## RECORDS FOR PROCESSING
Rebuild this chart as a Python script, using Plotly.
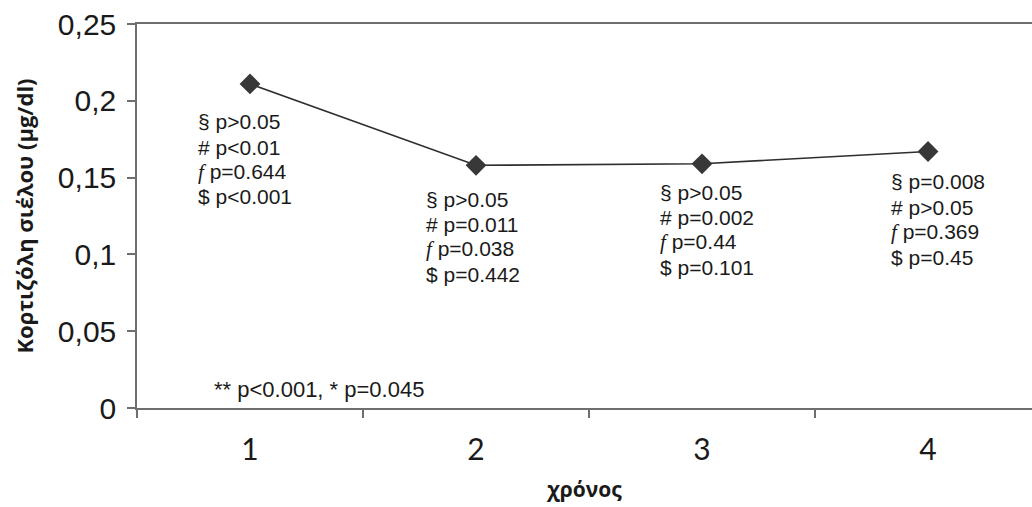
import plotly.graph_objects as go

categories = ["1", "2", "3", "4"]
cortisol = [0.211, 0.158, 0.159, 0.167]

ann_sect = ["p>0.05", "p>0.05", "p>0.05", "p=0.008"]
ann_hash = ["p<0.01", "p=0.011", "p=0.002", "p>0.05"]
ann_f = ["p=0.644", "p=0.038", "p=0.44", "p=0.369"]
ann_dollar = ["p<0.001", "p=0.442", "p=0.101", "p=0.45"]
footnote = "** p<0.001, * p=0.045"

# annotation anchor positions (paper pixels): left x and centre y of first line
ann_x_px = [196, 424, 658, 889]
ann_y_px = [122, 199, 192, 182]
LINE_GAP = 25

W, H = 1032, 507
ML, MT, MB, MR = 137, 24, 99, 0
PW, PH = W - ML - MR, H - MT - MB

fig = go.Figure()
fig.add_trace(go.Scatter(
    x=categories, y=cortisol, mode="lines+markers",
    line=dict(color="#2e2e2e", width=1.6),
    marker=dict(symbol="diamond", size=16, color="#383838"),
    showlegend=False, hoverinfo="skip"))

serif_f = "<span style=\"font-family:'Liberation Serif';font-style:italic\">f</span>"
FONT = dict(family="Liberation Sans, Arial", size=21, color="#1a1a1a")
for i in range(len(categories)):
    lines = [
        "§ " + ann_sect[i],
        "# " + ann_hash[i],
        serif_f + " " + ann_f[i],
        "$ " + ann_dollar[i],
    ]
    for j, txt in enumerate(lines):
        ypx = ann_y_px[i] + j * LINE_GAP
        fig.add_annotation(
            x=(ann_x_px[i] - ML) / PW, y=1 - (ypx - MT) / PH,
            xref="paper", yref="paper", xanchor="left", yanchor="middle",
            text=txt, showarrow=False, align="left", font=FONT)

fig.add_annotation(
    x=(212 - ML) / PW, y=1 - (389 - MT) / PH, xref="paper", yref="paper",
    xanchor="left", yanchor="middle", text=footnote, showarrow=False,
    font=dict(family="Liberation Sans, Arial", size=22, color="#1a1a1a"))

fig.update_layout(
    width=W, height=H,
    margin=dict(l=ML, r=MR, t=MT, b=MB, pad=0),
    plot_bgcolor="white", paper_bgcolor="white",
    xaxis=dict(
        type="category", range=[-0.5, 3.46], tickson="boundaries",
        showline=True, linecolor="#6e6e6e", linewidth=1.5, mirror=True,
        ticks="outside", ticklen=8, tickcolor="#6e6e6e", tickwidth=1.5,
        showgrid=False, zeroline=False, ticklabelstandoff=14,
        tickfont=dict(family="Lato, Liberation Sans", size=30, color="#1a1a1a"),
        title=dict(text="<b>χρόνος</b>", standoff=18,
                   font=dict(family="Open Sans, Liberation Sans", size=21, color="#1a1a1a")),
    ),
    yaxis=dict(
        range=[0, 0.25], tickvals=[0, 0.05, 0.1, 0.15, 0.2, 0.25],
        ticktext=["0", "0,05", "0,1", "0,15", "0,2", "0,25"],
        showline=True, linecolor="#6e6e6e", linewidth=1.5,
        ticks="outside", ticklen=8, tickcolor="#6e6e6e", tickwidth=1.5,
        showgrid=False, zeroline=False, ticklabelstandoff=5,
        tickfont=dict(family="Liberation Sans, Arial", size=30, color="#1a1a1a"),
        title=dict(text="<b>Κορτιζόλη σιέλου (μg/dl)</b>", standoff=18,
                   font=dict(family="Open Sans, Liberation Sans", size=22, color="#1a1a1a")),
    ),
)

fig.write_html("out.html")
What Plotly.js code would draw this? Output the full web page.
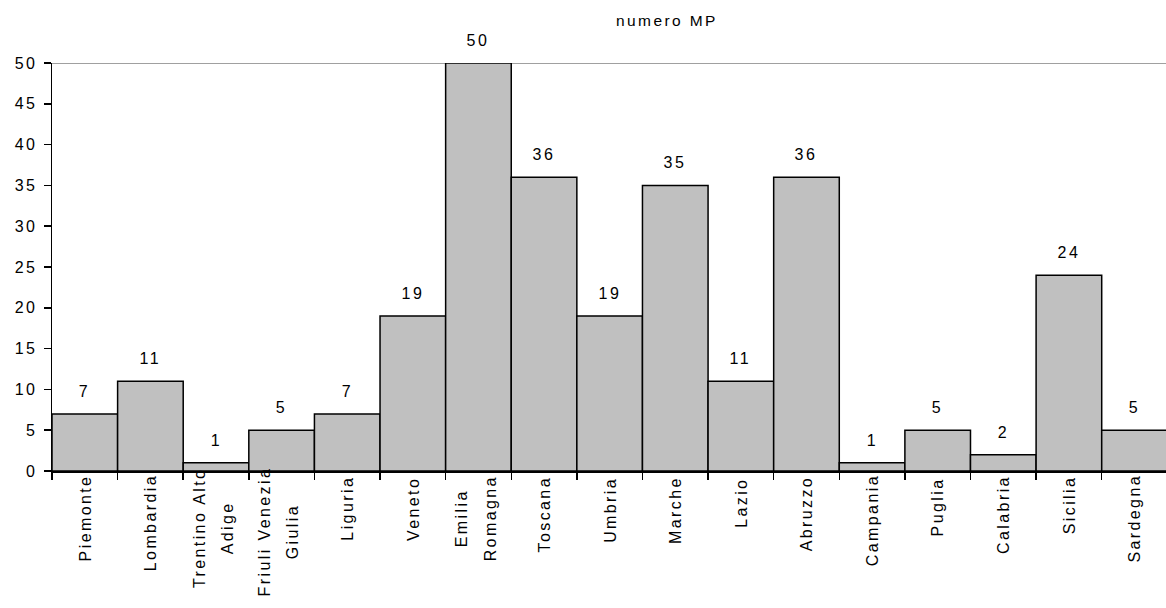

## SET PROBLEM
Work out how many lines of the data above hold the word "this", and write only the count.

## WORKED SOLUTION
2